De plus, du temps de mes études, les contraintes que représentaient par exemple les échéances scolaires ou le manque de moyens matériels étaient des moteurs pour ma créativité et façonnaient dans une certaine mesure mes productions. Aujourd’hui, je me retrouve pris dans une situation où concourent des obligations contraignantes vis-à-vis de mon emploi dit « alimentaire » et une trop grande liberté de création artistique incarnée par l’absence d’enseignants et d’exigences académiques auxquelles me conformer (bien qu’en réalité, ces rôles se sont simplement déplacés dans un cadre plus large qu’est le milieu artistique dans lequel je m’inscris géographiquement) — sur ce dernier point, il s’agit d’un conformisme et d’une attitude « scolaires » dont je n’ai pas encore su me défaire.

Une autre forme de contradiction existe dans la relation qui lie mes deux emplois. D’un côté, je fais l’usage de techniques propres à la publicité pour inciter à la consommation ou à l’usage de certains types de produits — le tout dans un contexte local très spécifique. De l’autre, j’essaie à ma manière d’avoir une démarche engagée envers mes concitoyens et mon territoire. Ces deux aspects des actions par lesquelles je me définis professionnellement s’alternent et se succèdent comme s’il s’agissait d’un repentir. Mais la différence entre les moyens mobilisés d’un côté et de l’autre, et la nature des publics auxquels s’adressent l’un et l’autre font que ce rapport de force est lui aussi inégal.
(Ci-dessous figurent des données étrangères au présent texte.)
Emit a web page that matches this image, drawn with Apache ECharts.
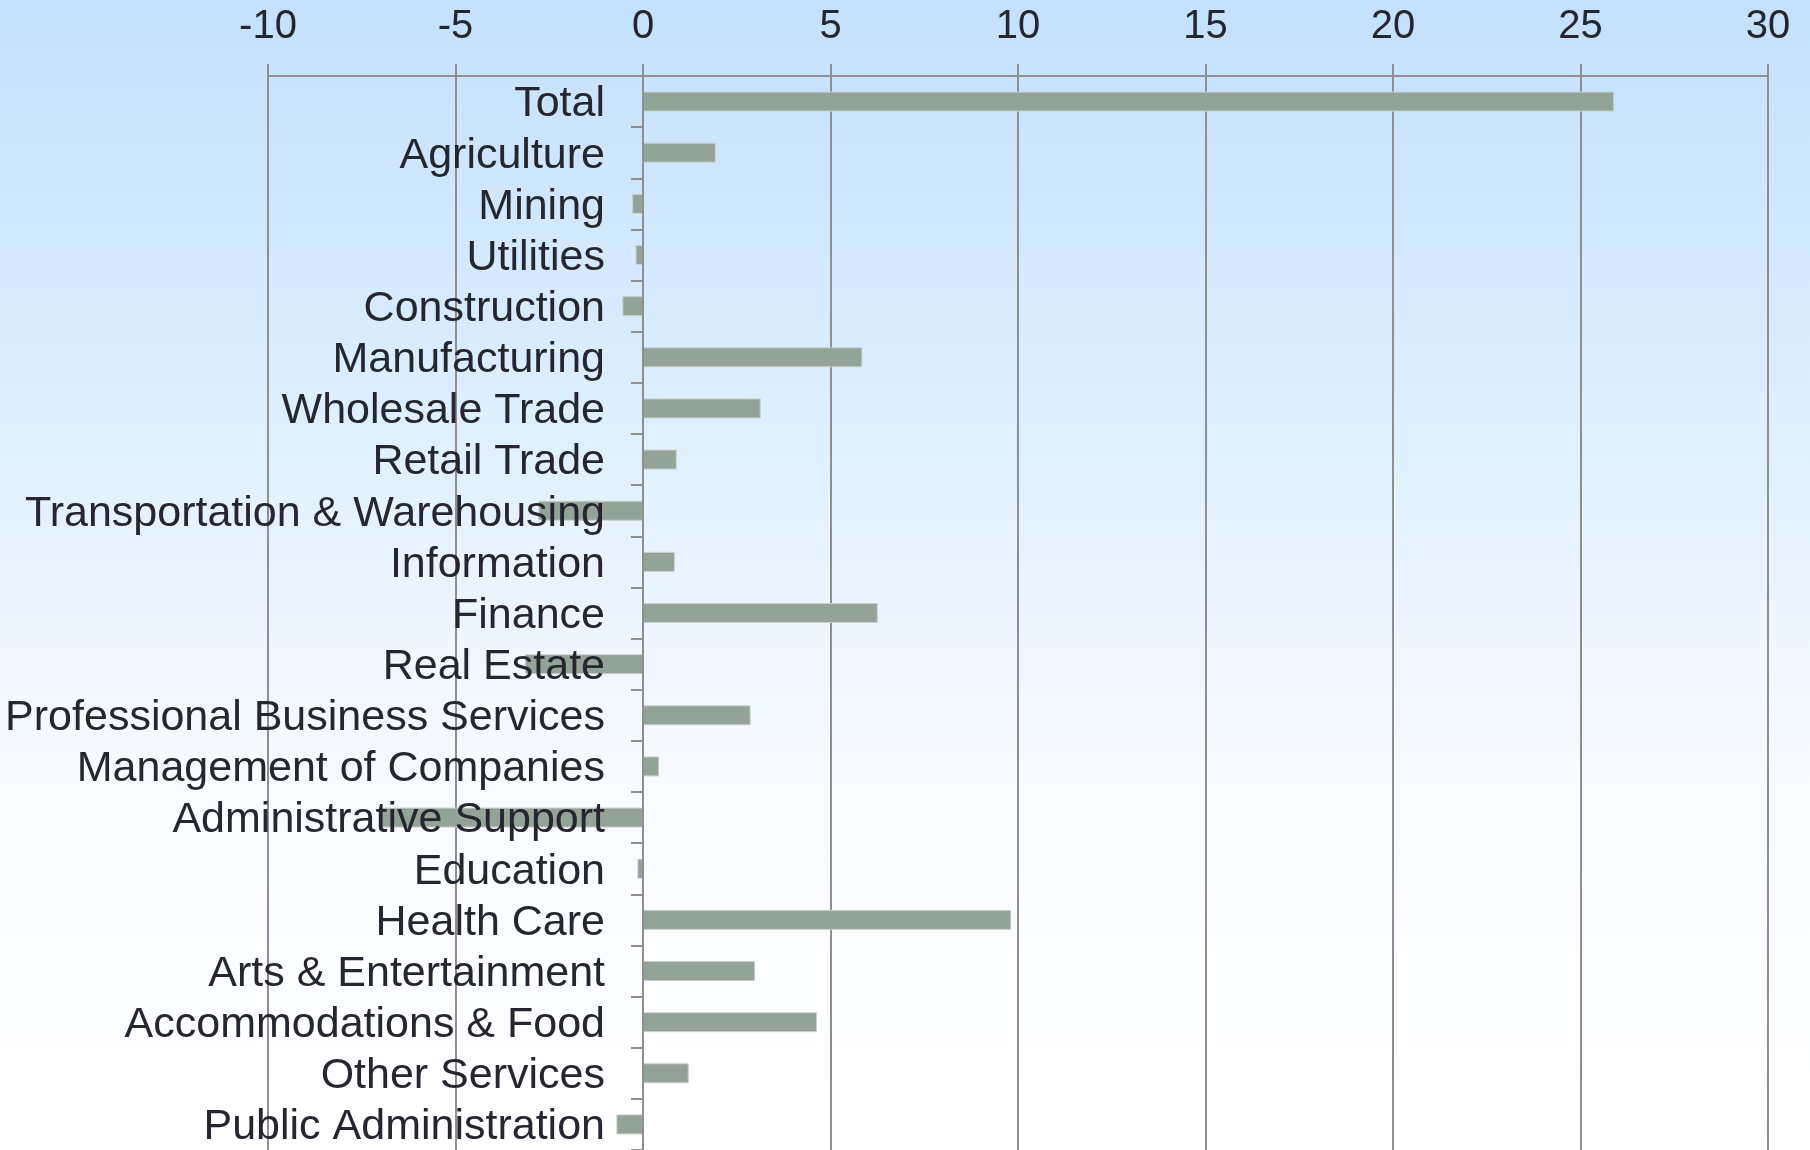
<!DOCTYPE html>
<html>
<head>
<meta charset="utf-8">
<script src="https://cdn.jsdelivr.net/npm/echarts@6/dist/echarts.min.js"></script>
<style>
html,body{margin:0;padding:0;width:1810px;height:1150px;overflow:hidden;}
#chart{width:1810px;height:1150px;}
</style>
</head>
<body>
<div id="chart"></div>
<script>
const categories = ["Total","Agriculture","Mining","Utilities","Construction","Manufacturing","Wholesale Trade","Retail Trade","Transportation & Warehousing","Information","Finance","Real Estate","Professional Business Services","Management of Companies","Administrative Support","Education","Health Care","Arts & Entertainment","Accommodations & Food","Other Services","Public Administration"];
const values = [25.9,1.94,-0.29,-0.2,-0.55,5.85,3.14,0.9,-2.79,0.85,6.26,-3.15,2.87,0.43,-6.99,-0.15,9.82,2.99,4.64,1.22,-0.71];
const xMin = -10, xMax = 30, xStep = 5;

const FONT = "'Liberation Sans', Arial, sans-serif";
const chart = echarts.init(document.getElementById('chart'));
chart.setOption({
  animation: false,
  backgroundColor: new echarts.graphic.LinearGradient(0,0,0,1,[
    {offset:0,color:'#c3e1fd'},
    {offset:0.35,color:'#ddeefe'},
    {offset:0.68,color:'#f8fbff'},
    {offset:1,color:'#ffffff'}
  ]),
  grid: {left:268, right:42, top:76, bottom:0, containLabel:false, outerBoundsMode:'none'},
  xAxis: {
    type:'value', position:'top', min:xMin, max:xMax, interval:xStep,
    axisLine:{show:true, lineStyle:{color:'#8f8f8f', width:2}},
    axisTick:{show:true, length:12, lineStyle:{color:'#8f8f8f', width:2}},
    splitLine:{show:true, lineStyle:{color:'#8f8f8f', width:2}},
    axisLabel:{fontFamily:FONT, fontSize:40, color:'#262630', margin:29}
  },
  yAxis: {
    type:'category', inverse:true, data:categories, z:10,
    axisLine:{show:true, onZero:true, lineStyle:{color:'#8f8f8f', width:2}},
    axisTick:{show:true, length:12, interval:0, lineStyle:{color:'#8f8f8f', width:2}},
    axisLabel:{fontFamily:FONT, fontSize:43, color:'#262630', margin:-337, interval:0, hideOverlap:false,
      formatter: v => '{a|' + v + '}',
      rich:{a:{fontFamily:FONT, fontSize:43, color:'#262630', lineHeight:43, padding:[6,0,0,0]}}}
  },
  series: [{
    type:'bar', data:values, barWidth:20, z:2,
    itemStyle:{color:'#93a398', borderColor:'#c9d2cc', borderWidth:1}
  }]
});
</script>
</body>
</html>
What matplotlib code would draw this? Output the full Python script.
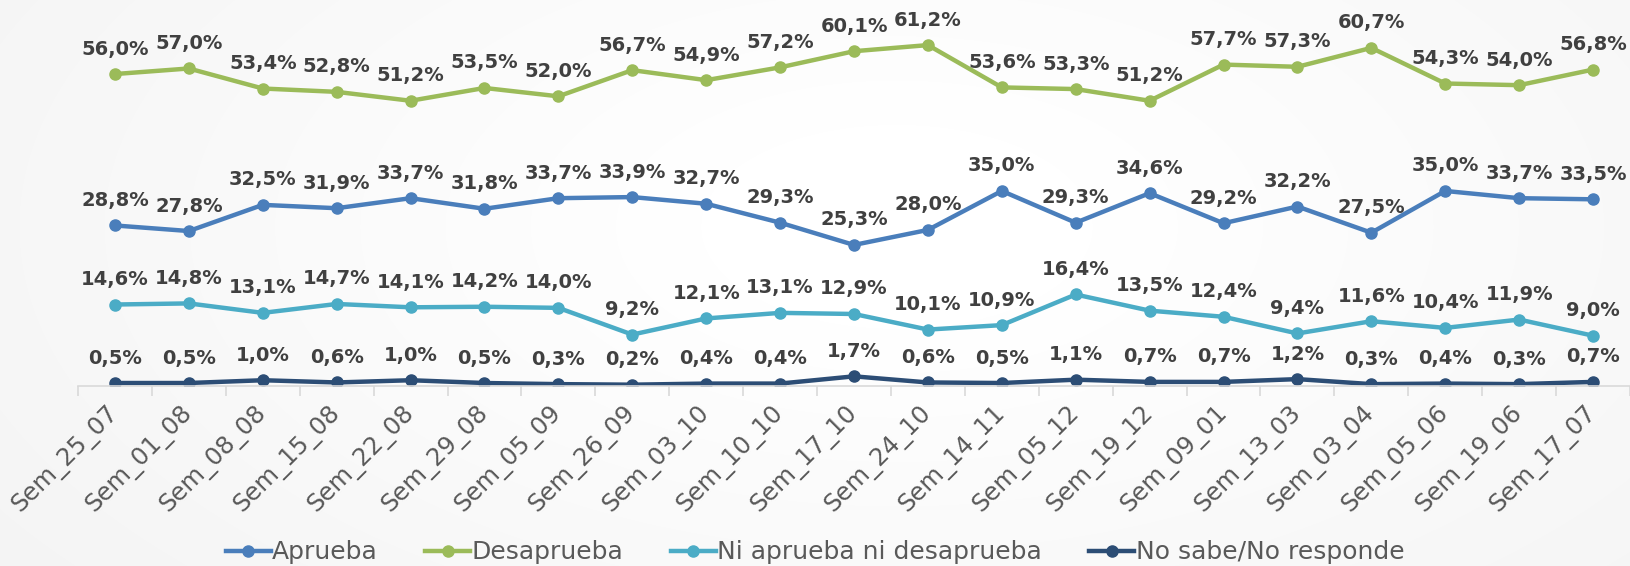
import numpy as np
import matplotlib
matplotlib.use("Agg")
import matplotlib.pyplot as plt
from matplotlib.lines import Line2D

categories = ["Sem_25_07", "Sem_01_08", "Sem_08_08", "Sem_15_08", "Sem_22_08", "Sem_29_08",
              "Sem_05_09", "Sem_26_09", "Sem_03_10", "Sem_10_10", "Sem_17_10", "Sem_24_10",
              "Sem_14_11", "Sem_05_12", "Sem_19_12", "Sem_09_01", "Sem_13_03", "Sem_03_04",
              "Sem_05_06", "Sem_19_06", "Sem_17_07"]
aprueba = [28.8, 27.8, 32.5, 31.9, 33.7, 31.8, 33.7, 33.9, 32.7, 29.3, 25.3, 28.0, 35.0, 29.3,
           34.6, 29.2, 32.2, 27.5, 35.0, 33.7, 33.5]
desaprueba = [56.0, 57.0, 53.4, 52.8, 51.2, 53.5, 52.0, 56.7, 54.9, 57.2, 60.1, 61.2, 53.6, 53.3,
              51.2, 57.7, 57.3, 60.7, 54.3, 54.0, 56.8]
ni = [14.6, 14.8, 13.1, 14.7, 14.1, 14.2, 14.0, 9.2, 12.1, 13.1, 12.9, 10.1, 10.9, 16.4,
      13.5, 12.4, 9.4, 11.6, 10.4, 11.9, 9.0]
nsnr = [0.5, 0.5, 1.0, 0.6, 1.0, 0.5, 0.3, 0.2, 0.4, 0.4, 1.7, 0.6, 0.5, 1.1, 0.7, 0.7, 1.2,
        0.3, 0.4, 0.3, 0.7]
series_names = ["Aprueba", "Desaprueba", "Ni aprueba ni desaprueba", "No sabe/No responde"]
series_values = [aprueba, desaprueba, ni, nsnr]
colors = ["#4a7ebb", "#9bbb59", "#4bacc6", "#2c4d75"]

W, H = 1630, 566
fig = plt.figure(figsize=(W / 100, H / 100), dpi=100)

# subtle radial background
bg = fig.add_axes([0, 0, 1, 1], zorder=-10)
yy, xx = np.mgrid[0:H, 0:W]
r = np.sqrt(((xx - W * 0.55) / (W * 0.6)) ** 2 + ((yy - H * 0.4) / (H * 0.9)) ** 2)
shade = 1.0 - 0.045 * np.clip(r - 0.2, 0, 1.2)
bg.imshow(np.dstack([shade, shade, shade]), aspect="auto", extent=[0, 1, 0, 1])
bg.axis("off")

left = 78 / W
bottom = (H - 385.8) / H
ax = fig.add_axes([left, bottom, 1.0 - left, 1.0 - bottom])
ax.set_facecolor("none")

x = np.arange(len(categories))
for name, vals, c in zip(series_names, series_values, colors):
    ax.plot(x, vals, color=c, lw=3.2, marker="o", ms=8, label=name, solid_capstyle="round")
    for xi, v in zip(x, vals):
        ax.annotate(f"{v:.1f}%".replace(".", ","), (xi, v), xytext=(0, 18),
                    textcoords="offset points", ha="center", va="center",
                    fontsize=14, fontweight="bold", color="#404040",
                    family="DejaVu Sans")

ax.set_xlim(-0.5, len(categories) - 0.5)
ax.set_ylim(0, 69.3)
ax.set_yticks([])
for s in ["top", "right", "left"]:
    ax.spines[s].set_visible(False)
ax.spines["bottom"].set_color("#d9d9d9")
ax.spines["bottom"].set_linewidth(1.2)

ax.set_xticks(x)
ax.set_xticklabels(categories, rotation=45, ha="right", va="center",
                   rotation_mode="anchor", fontsize=17.5, color="#595959")
ax.tick_params(axis="x", which="major", length=0, pad=17)
ax.set_xticks(np.arange(-0.5, len(categories), 1), minor=True)
ax.tick_params(axis="x", which="minor", length=7, color="#d9d9d9", width=1.2)

handles = [Line2D([0], [0], color=c, lw=3.2, marker="o", ms=8) for c in colors]
fig.legend(handles, series_names, loc="center", bbox_to_anchor=(0.5, 0.024), ncol=4,
           frameon=False, fontsize=18, handlelength=1.8, handletextpad=0.05,
           columnspacing=1.9, labelcolor="#595959")

fig.savefig("out.png", dpi=100)
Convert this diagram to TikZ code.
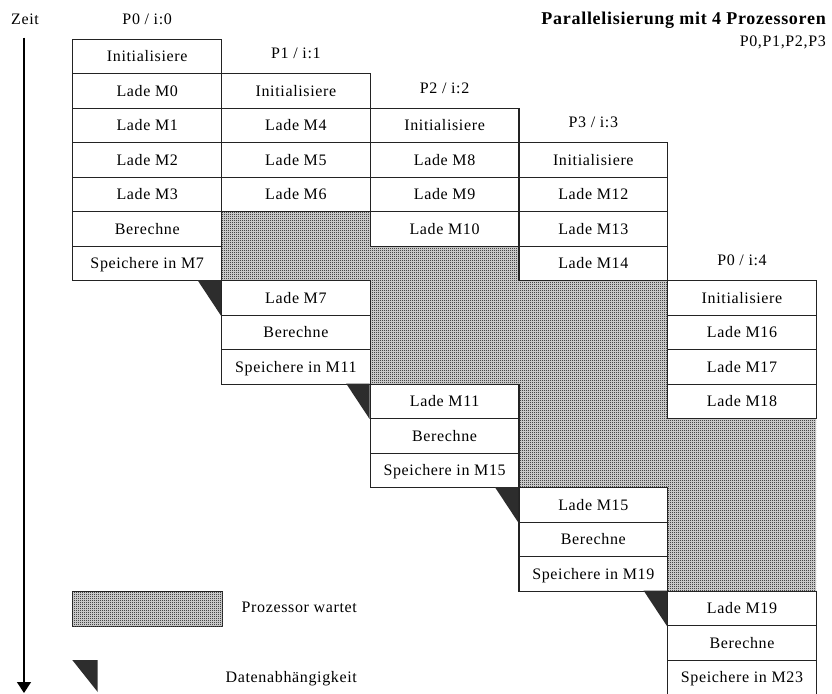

Subsister en tant qu’artiste semble être, de mon observation, une lutte intérieure permanente faite de frustrations, de contradictions et de compromis parfois inévitables. Je m’amuse à penser que de là naît une véritable nécessité à faire de l’art, même si vivre dans ces conditions n’a certainement rien d’enviable. Si ma situation personnelle n’est pas la plus à plaindre, je la vois comme une étape temporaire mais nécessaire à ma construction en tant qu’artiste. L’avenir dira le reste.